Given problem - Where the data below has the string "this", return the whole line.

* START Data for processing *

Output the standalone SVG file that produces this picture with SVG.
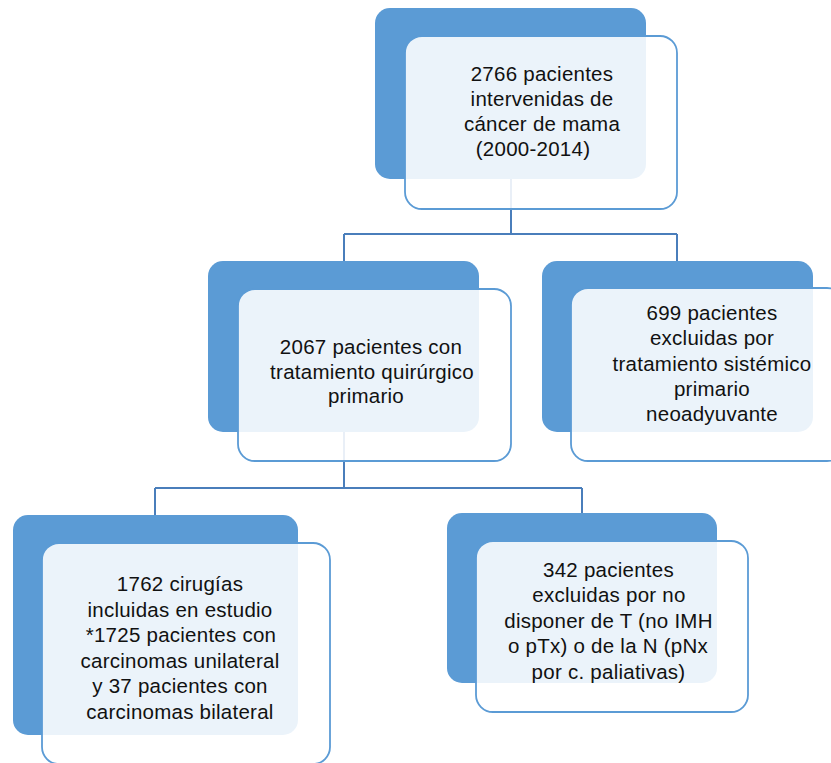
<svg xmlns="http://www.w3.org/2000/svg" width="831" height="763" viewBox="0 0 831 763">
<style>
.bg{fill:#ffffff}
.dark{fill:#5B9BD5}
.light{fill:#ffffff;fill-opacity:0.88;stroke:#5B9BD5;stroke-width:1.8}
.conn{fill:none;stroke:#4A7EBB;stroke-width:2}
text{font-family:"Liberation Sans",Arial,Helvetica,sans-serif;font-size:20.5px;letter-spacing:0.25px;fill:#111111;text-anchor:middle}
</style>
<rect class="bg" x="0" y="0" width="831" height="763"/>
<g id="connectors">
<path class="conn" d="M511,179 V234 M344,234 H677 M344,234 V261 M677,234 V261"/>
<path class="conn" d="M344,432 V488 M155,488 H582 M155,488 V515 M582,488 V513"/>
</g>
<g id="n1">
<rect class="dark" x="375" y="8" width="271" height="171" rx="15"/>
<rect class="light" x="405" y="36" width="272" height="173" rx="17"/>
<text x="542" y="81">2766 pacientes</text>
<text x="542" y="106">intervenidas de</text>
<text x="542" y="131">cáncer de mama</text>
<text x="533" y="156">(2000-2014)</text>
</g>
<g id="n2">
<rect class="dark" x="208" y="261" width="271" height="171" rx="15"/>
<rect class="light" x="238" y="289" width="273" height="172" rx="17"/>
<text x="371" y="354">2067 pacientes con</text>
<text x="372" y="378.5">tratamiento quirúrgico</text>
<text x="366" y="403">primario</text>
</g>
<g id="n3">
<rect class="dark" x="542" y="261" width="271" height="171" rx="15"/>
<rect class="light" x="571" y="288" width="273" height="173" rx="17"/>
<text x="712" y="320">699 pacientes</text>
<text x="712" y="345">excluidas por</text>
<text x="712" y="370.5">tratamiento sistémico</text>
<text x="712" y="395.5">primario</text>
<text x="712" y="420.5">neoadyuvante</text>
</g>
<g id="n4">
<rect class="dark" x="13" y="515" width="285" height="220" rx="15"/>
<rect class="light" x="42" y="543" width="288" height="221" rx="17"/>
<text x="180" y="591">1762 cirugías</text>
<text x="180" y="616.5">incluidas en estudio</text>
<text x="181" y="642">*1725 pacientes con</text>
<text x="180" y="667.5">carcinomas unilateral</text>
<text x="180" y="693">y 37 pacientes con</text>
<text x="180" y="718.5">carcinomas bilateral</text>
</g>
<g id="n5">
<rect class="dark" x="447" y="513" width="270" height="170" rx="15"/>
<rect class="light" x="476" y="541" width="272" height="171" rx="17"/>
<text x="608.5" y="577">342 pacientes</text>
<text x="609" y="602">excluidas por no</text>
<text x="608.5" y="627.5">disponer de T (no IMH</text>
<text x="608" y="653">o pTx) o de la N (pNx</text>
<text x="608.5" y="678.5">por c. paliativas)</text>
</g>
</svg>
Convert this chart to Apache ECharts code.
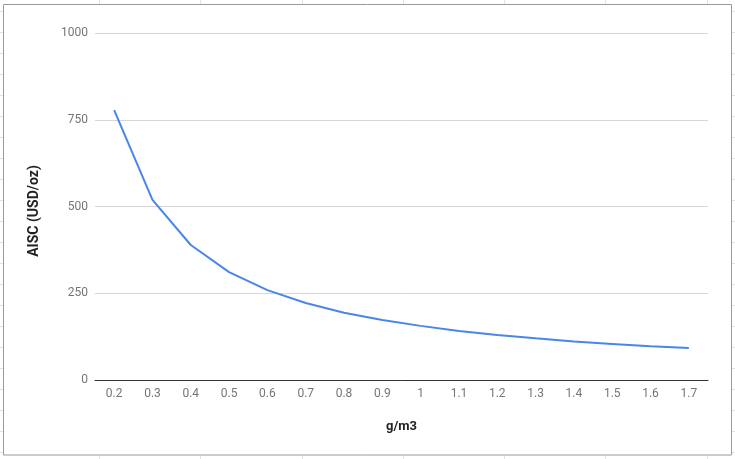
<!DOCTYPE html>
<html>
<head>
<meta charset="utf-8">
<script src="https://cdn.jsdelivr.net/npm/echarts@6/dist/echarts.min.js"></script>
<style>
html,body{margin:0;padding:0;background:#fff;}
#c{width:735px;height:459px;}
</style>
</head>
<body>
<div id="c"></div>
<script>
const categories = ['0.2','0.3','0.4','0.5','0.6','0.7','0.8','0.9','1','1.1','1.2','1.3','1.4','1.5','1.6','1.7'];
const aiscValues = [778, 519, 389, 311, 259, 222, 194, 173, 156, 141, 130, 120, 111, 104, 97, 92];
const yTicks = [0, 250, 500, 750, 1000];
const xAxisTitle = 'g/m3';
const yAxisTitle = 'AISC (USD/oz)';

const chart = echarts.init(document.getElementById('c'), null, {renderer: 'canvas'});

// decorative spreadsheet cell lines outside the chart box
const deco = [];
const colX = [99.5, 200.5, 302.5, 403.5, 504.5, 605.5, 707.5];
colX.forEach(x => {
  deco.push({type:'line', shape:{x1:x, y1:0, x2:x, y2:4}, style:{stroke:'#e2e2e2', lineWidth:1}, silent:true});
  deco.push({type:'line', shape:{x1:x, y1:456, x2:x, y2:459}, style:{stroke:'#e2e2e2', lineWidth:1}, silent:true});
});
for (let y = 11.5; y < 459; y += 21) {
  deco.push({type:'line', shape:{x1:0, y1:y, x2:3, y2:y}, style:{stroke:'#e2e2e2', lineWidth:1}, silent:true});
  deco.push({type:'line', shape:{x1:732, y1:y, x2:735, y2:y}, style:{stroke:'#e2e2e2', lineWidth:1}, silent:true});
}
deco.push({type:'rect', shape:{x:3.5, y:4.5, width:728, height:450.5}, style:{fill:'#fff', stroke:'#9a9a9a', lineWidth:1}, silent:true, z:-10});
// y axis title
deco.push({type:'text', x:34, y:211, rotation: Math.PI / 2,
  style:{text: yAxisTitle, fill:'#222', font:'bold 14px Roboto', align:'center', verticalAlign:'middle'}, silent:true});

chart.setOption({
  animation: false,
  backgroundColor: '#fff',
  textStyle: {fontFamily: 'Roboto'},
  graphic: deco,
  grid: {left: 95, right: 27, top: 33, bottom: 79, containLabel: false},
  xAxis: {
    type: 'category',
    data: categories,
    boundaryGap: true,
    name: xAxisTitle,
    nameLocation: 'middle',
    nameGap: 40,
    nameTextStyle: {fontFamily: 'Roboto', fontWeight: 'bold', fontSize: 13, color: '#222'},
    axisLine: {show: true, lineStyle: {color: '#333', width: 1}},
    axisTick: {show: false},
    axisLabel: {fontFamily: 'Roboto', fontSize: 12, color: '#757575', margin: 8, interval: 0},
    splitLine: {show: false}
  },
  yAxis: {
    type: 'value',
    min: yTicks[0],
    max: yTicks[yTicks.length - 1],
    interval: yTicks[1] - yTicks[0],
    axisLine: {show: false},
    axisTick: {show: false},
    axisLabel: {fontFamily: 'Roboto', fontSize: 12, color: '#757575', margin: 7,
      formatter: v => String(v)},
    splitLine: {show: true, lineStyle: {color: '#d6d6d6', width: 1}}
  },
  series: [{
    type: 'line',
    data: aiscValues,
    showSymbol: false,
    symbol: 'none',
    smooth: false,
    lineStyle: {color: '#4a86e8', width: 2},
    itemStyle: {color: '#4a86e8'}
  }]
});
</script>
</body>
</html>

* END Data for processing *

Task result -
Output the standalone SVG file that produces this picture with SVG.
Convert this chart to Apache ECharts code.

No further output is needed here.